A contemporary look with power and distance, along with a generous sweet spot, the Diablo is Callaway’s all titanium offering for 2009. Using the same hyperbolic face technology that made up last years Hyper X driver, the Diablo’s strengths are its large hitting surface, unique head shaping & edge technology that optimizes the clubs center of gravity & ball flight. What sets this driver apart from previous Big Bertha models is how Callaway engineers distribute the weight to design two separate heads; a neutral & draw model.

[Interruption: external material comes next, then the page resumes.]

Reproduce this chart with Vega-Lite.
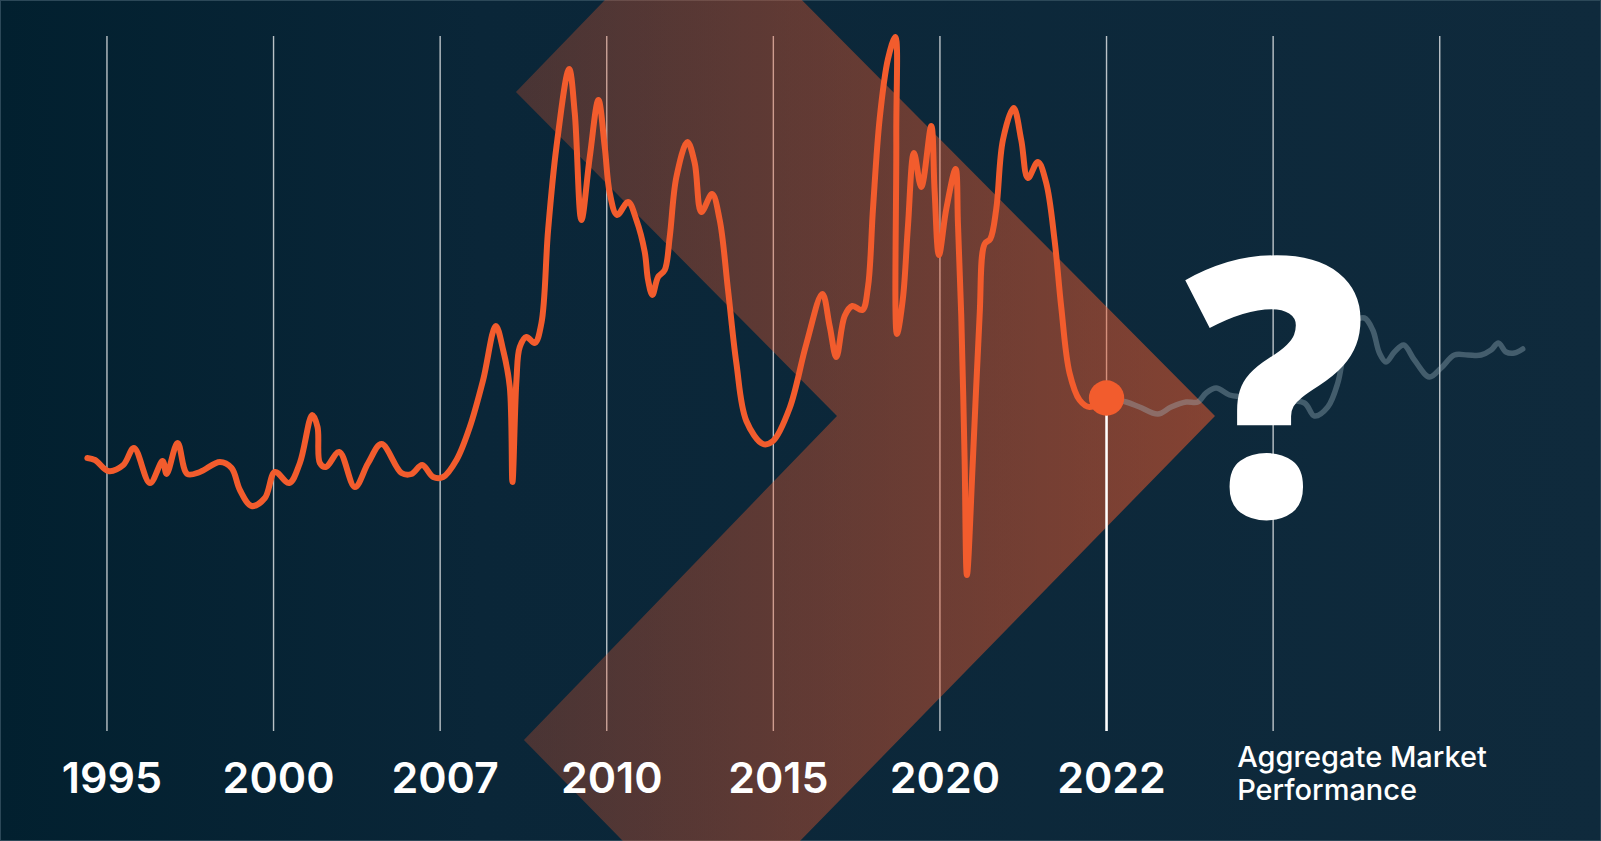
{
  "$schema": "https://vega.github.io/schema/vega-lite/v6.json",
  "width": 1601,
  "height": 841,
  "autosize": {"type": "fit", "contains": "padding"},
  "padding": 0,
  "background": "#0b2638",
  "view": {
    "fill": {"gradient": "linear", "x1": 0, "y1": 0, "x2": 1, "y2": 0,
      "stops": [{"offset": 0, "color": "#02202f"}, {"offset": 0.3, "color": "#0a2638"}, {"offset": 1, "color": "#0f2a3c"}]},
    "stroke": "#2c4858",
    "strokeWidth": 2
  },
  "datasets": {
    "grid": [{"t": 0}, {"t": 100}, {"t": 200}, {"t": 300}, {"t": 400}, {"t": 500}, {"t": 600}, {"t": 700}, {"t": 800}],
    "labels": [
      {"t": 0, "label": "1995"}, {"t": 100, "label": "2000"}, {"t": 200, "label": "2007"},
      {"t": 300, "label": "2010"}, {"t": 400, "label": "2015"}, {"t": 500, "label": "2020"}, {"t": 600, "label": "2022"}
    ],
    "now": [{"t": 600, "v": 44.3}],
    "chevron": [
      {"i": 0, "t": 298.9, "v": 84.1}, {"i": 1, "t": 417.1, "v": 84.1}, {"i": 2, "t": 665.1, "v": 42.5},
      {"i": 3, "t": 416.0, "v": 0}, {"i": 4, "t": 309.7, "v": 0}, {"i": 5, "t": 250.3, "v": 10.1},
      {"i": 6, "t": 438.2, "v": 42.5}, {"i": 7, "t": 245.5, "v": 74.9}, {"i": 8, "t": 298.9, "v": 84.1}
    ],
    "orange": [
      {"t": -11.8, "v": 38.3}, {"t": -7.2, "v": 38.1}, {"t": 0.8, "v": 37.0}, {"t": 9.8, "v": 37.6},
      {"t": 16.2, "v": 39.3}, {"t": 25.8, "v": 35.8}, {"t": 33.4, "v": 38.0}, {"t": 35.8, "v": 36.7},
      {"t": 42.4, "v": 39.8}, {"t": 48.2, "v": 36.7}, {"t": 55.8, "v": 36.9}, {"t": 67.8, "v": 37.9},
      {"t": 74.8, "v": 37.3}, {"t": 79.8, "v": 35.1}, {"t": 86.8, "v": 33.5}, {"t": 94.8, "v": 34.3},
      {"t": 100.8, "v": 36.9}, {"t": 109.4, "v": 35.8}, {"t": 115.8, "v": 37.8}, {"t": 123.2, "v": 42.6},
      {"t": 126.4, "v": 41.4}, {"t": 127.8, "v": 37.8}, {"t": 131.4, "v": 37.4}, {"t": 139.4, "v": 38.9},
      {"t": 148.8, "v": 35.4}, {"t": 156.8, "v": 37.8}, {"t": 164.8, "v": 39.7}, {"t": 176.8, "v": 36.8},
      {"t": 182.8, "v": 36.7}, {"t": 189.2, "v": 37.6}, {"t": 195.8, "v": 36.4}, {"t": 201.8, "v": 36.4},
      {"t": 209.8, "v": 38.1}, {"t": 217.8, "v": 41.4}, {"t": 225.8, "v": 46.1}, {"t": 233.4, "v": 51.5},
      {"t": 237.8, "v": 49.1}, {"t": 241.8, "v": 45.4}, {"t": 243.4, "v": 35.9}, {"t": 245.8, "v": 46.1},
      {"t": 247.8, "v": 49.4}, {"t": 251.8, "v": 50.4}, {"t": 256.8, "v": 49.8}, {"t": 260.8, "v": 51.8},
      {"t": 264.8, "v": 61.1}, {"t": 269.8, "v": 69.4}, {"t": 277.4, "v": 77.2}, {"t": 280.8, "v": 72.8},
      {"t": 284.8, "v": 62.1}, {"t": 289.8, "v": 68.4}, {"t": 295.0, "v": 74.1}, {"t": 298.8, "v": 69.4},
      {"t": 301.8, "v": 64.8}, {"t": 306.2, "v": 62.6}, {"t": 312.8, "v": 63.9}, {"t": 317.8, "v": 62.1},
      {"t": 322.8, "v": 58.9}, {"t": 324.8, "v": 56.1}, {"t": 327.4, "v": 54.6}, {"t": 330.8, "v": 56.4},
      {"t": 334.8, "v": 57.1}, {"t": 337.8, "v": 60.4}, {"t": 341.8, "v": 66.4}, {"t": 348.4, "v": 69.9},
      {"t": 352.8, "v": 67.8}, {"t": 356.8, "v": 62.9}, {"t": 363.2, "v": 64.7}, {"t": 367.8, "v": 62.1},
      {"t": 372.8, "v": 55.1}, {"t": 377.8, "v": 47.8}, {"t": 383.8, "v": 42.0}, {"t": 393.8, "v": 39.7},
      {"t": 399.8, "v": 40.0}, {"t": 409.8, "v": 43.3}, {"t": 419.8, "v": 49.7}, {"t": 429.4, "v": 54.7},
      {"t": 433.8, "v": 51.5}, {"t": 437.8, "v": 48.4}, {"t": 442.8, "v": 52.5}, {"t": 447.4, "v": 53.5},
      {"t": 453.4, "v": 53.1}, {"t": 456.8, "v": 55.4}, {"t": 459.8, "v": 63.2}, {"t": 463.8, "v": 72.2},
      {"t": 468.8, "v": 78.2}, {"t": 473.2, "v": 80.4}, {"t": 473.8, "v": 70.4}, {"t": 474.2, "v": 50.7},
      {"t": 477.8, "v": 54.3}, {"t": 480.8, "v": 61.5}, {"t": 484.4, "v": 68.8}, {"t": 488.8, "v": 65.4},
      {"t": 494.8, "v": 71.5}, {"t": 496.8, "v": 65.0}, {"t": 499.4, "v": 58.6}, {"t": 503.8, "v": 63.2},
      {"t": 509.4, "v": 67.2}, {"t": 510.8, "v": 61.8}, {"t": 512.8, "v": 52.5}, {"t": 514.8, "v": 38.2},
      {"t": 516.2, "v": 26.6}, {"t": 519.8, "v": 38.2}, {"t": 523.8, "v": 52.5}, {"t": 526.8, "v": 59.7},
      {"t": 530.2, "v": 60.2}, {"t": 533.8, "v": 63.2}, {"t": 537.8, "v": 70.1}, {"t": 544.2, "v": 73.3},
      {"t": 548.8, "v": 70.1}, {"t": 552.8, "v": 66.3}, {"t": 558.8, "v": 67.9}, {"t": 563.8, "v": 65.8},
      {"t": 568.8, "v": 60.1}, {"t": 572.8, "v": 53.4}, {"t": 577.8, "v": 46.8}, {"t": 583.8, "v": 44.1},
      {"t": 589.8, "v": 43.4}, {"t": 600, "v": 44.3}
    ],
    "gray": [
      {"t": 600, "v": 44.3}, {"t": 611.8, "v": 43.9}, {"t": 619.8, "v": 43.4}, {"t": 630.8, "v": 42.7},
      {"t": 638.8, "v": 43.4}, {"t": 647.8, "v": 43.9}, {"t": 654.8, "v": 43.9}, {"t": 659.8, "v": 44.8},
      {"t": 665.8, "v": 45.3}, {"t": 673.8, "v": 44.6}, {"t": 681.8, "v": 44.4}, {"t": 703.8, "v": 44.1},
      {"t": 718.8, "v": 43.8}, {"t": 724.8, "v": 42.5}, {"t": 732.8, "v": 43.4}, {"t": 738.8, "v": 45.8},
      {"t": 742.8, "v": 49.1}, {"t": 748.8, "v": 51.9}, {"t": 754.8, "v": 52.3}, {"t": 759.8, "v": 51.1},
      {"t": 763.8, "v": 48.8}, {"t": 767.8, "v": 47.9}, {"t": 772.8, "v": 48.9}, {"t": 778.4, "v": 49.6},
      {"t": 784.8, "v": 48.1}, {"t": 793.8, "v": 46.4}, {"t": 800.8, "v": 47.3}, {"t": 808.8, "v": 48.6},
      {"t": 816.8, "v": 48.6}, {"t": 824.8, "v": 48.6}, {"t": 830.8, "v": 49.1}, {"t": 835.2, "v": 49.8},
      {"t": 839.8, "v": 48.9}, {"t": 844.8, "v": 48.8}, {"t": 849.8, "v": 49.2}
    ]
  },
  "layer": [
    {
      "data": {"name": "grid"},
      "mark": {"type": "rule", "stroke": "#ffffff", "strokeOpacity": 0.72, "strokeWidth": 1.4},
      "encoding": {
        "x": {"field": "t", "type": "quantitative", "axis": null, "scale": {"domain": [-64.2, 896.8], "nice": false, "zero": false}},
        "y": {"datum": 80.5, "type": "quantitative", "axis": null, "scale": {"domain": [0, 84.1], "nice": false, "zero": false}},
        "y2": {"datum": 11.0}
      }
    },
    {
      "data": {"name": "chevron"},
      "mark": {"type": "line", "interpolate": "linear", "strokeWidth": 0, "strokeOpacity": 0,
        "fill": {"gradient": "linear", "x1": 0, "y1": 0, "x2": 1, "y2": 0,
          "stops": [{"offset": 0, "color": "rgba(241,90,43,0.27)"}, {"offset": 1, "color": "rgba(241,90,43,0.52)"}]}},
      "encoding": {
        "x": {"field": "t", "type": "quantitative", "axis": null},
        "y": {"field": "v", "type": "quantitative", "axis": null},
        "order": {"field": "i", "type": "quantitative"}
      }
    },
    {
      "data": {"name": "gray"},
      "mark": {"type": "line", "interpolate": "catmull-rom", "stroke": "#a3bac6", "strokeOpacity": 0.36, "strokeWidth": 5.5, "strokeCap": "round"},
      "encoding": {
        "x": {"field": "t", "type": "quantitative", "axis": null},
        "y": {"field": "v", "type": "quantitative", "axis": null}
      }
    },
    {
      "data": {"name": "grid"},
      "transform": [{"filter": "datum.t == 700"}],
      "mark": {"type": "text", "text": "?", "font": "Open Sans", "fontWeight": 800, "fontSize": 360, "fill": "#ffffff", "align": "center", "baseline": "alphabetic", "dx": 3},
      "encoding": {
        "x": {"field": "t", "type": "quantitative", "axis": null},
        "y": {"datum": 32.5, "type": "quantitative", "axis": null}
      }
    },
    {
      "data": {"name": "now"},
      "mark": {"type": "rule", "stroke": "#ffffff", "strokeWidth": 2.5},
      "encoding": {
        "x": {"field": "t", "type": "quantitative", "axis": null},
        "y": {"field": "v", "type": "quantitative", "axis": null},
        "y2": {"datum": 11.0}
      }
    },
    {
      "data": {"name": "orange"},
      "mark": {"type": "line", "interpolate": "catmull-rom", "stroke": "#f25c2d", "strokeWidth": 6, "strokeCap": "round", "strokeJoin": "round"},
      "encoding": {
        "x": {"field": "t", "type": "quantitative", "axis": null},
        "y": {"field": "v", "type": "quantitative", "axis": null}
      }
    },
    {
      "data": {"name": "now"},
      "mark": {"type": "point", "shape": "circle", "filled": true, "fill": "#f25c2d", "opacity": 1, "size": 1250},
      "encoding": {
        "x": {"field": "t", "type": "quantitative", "axis": null},
        "y": {"field": "v", "type": "quantitative", "axis": null}
      }
    },
    {
      "data": {"name": "labels"},
      "mark": {"type": "text", "font": "Inter", "fontWeight": 600, "fontSize": 43, "fill": "#ffffff", "align": "center", "baseline": "alphabetic", "dx": 5},
      "encoding": {
        "x": {"field": "t", "type": "quantitative", "axis": null},
        "y": {"datum": 4.8, "type": "quantitative", "axis": null},
        "text": {"field": "label"}
      }
    },
    {
      "data": {"name": "grid"},
      "transform": [{"filter": "datum.t == 700"}],
      "mark": {"type": "text", "text": ["Aggregate Market", "Performance"], "font": "Inter", "fontWeight": 500, "fontSize": 29, "lineHeight": 33, "fill": "#ffffff", "align": "left", "baseline": "alphabetic", "dx": -36},
      "encoding": {
        "x": {"field": "t", "type": "quantitative", "axis": null},
        "y": {"datum": 7.4, "type": "quantitative", "axis": null}
      }
    }
  ]
}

The Neutral model, with a ½ degree open setup, almost looks like a square driver at address but still retains a more traditional pear shaped appearance in contrast to the boxed look of the Nike Sumo & Callaway FT-i. This model is more suited for the player who has confidence in their shot making ability.
The Draw model at address looks almost slice proof, with its unique crown shaping and scoring lines. Instead of squaring up to the target line, the scoring lines curve with the crowns contour & shape, giving the club a draw enhanced appearance. Most of the lofts setup 1 degree closed but estically it looks more like 3 degrees closed.
After demoing both models at the driving range I was surprised by their accuracy. Though not terribly long off the tee, both the draw and neutral heads hit the ball relatively straight. Both got the ball up rather quickly, with trajectory and carry being fairly normal. And like most of Callaway’s product line, the Diablo is very quiet off the tee.
While the Neutral head might be more for the straight shot, low handicap player, the draw model should appease all golfers who suffer losing the ball right off the tee.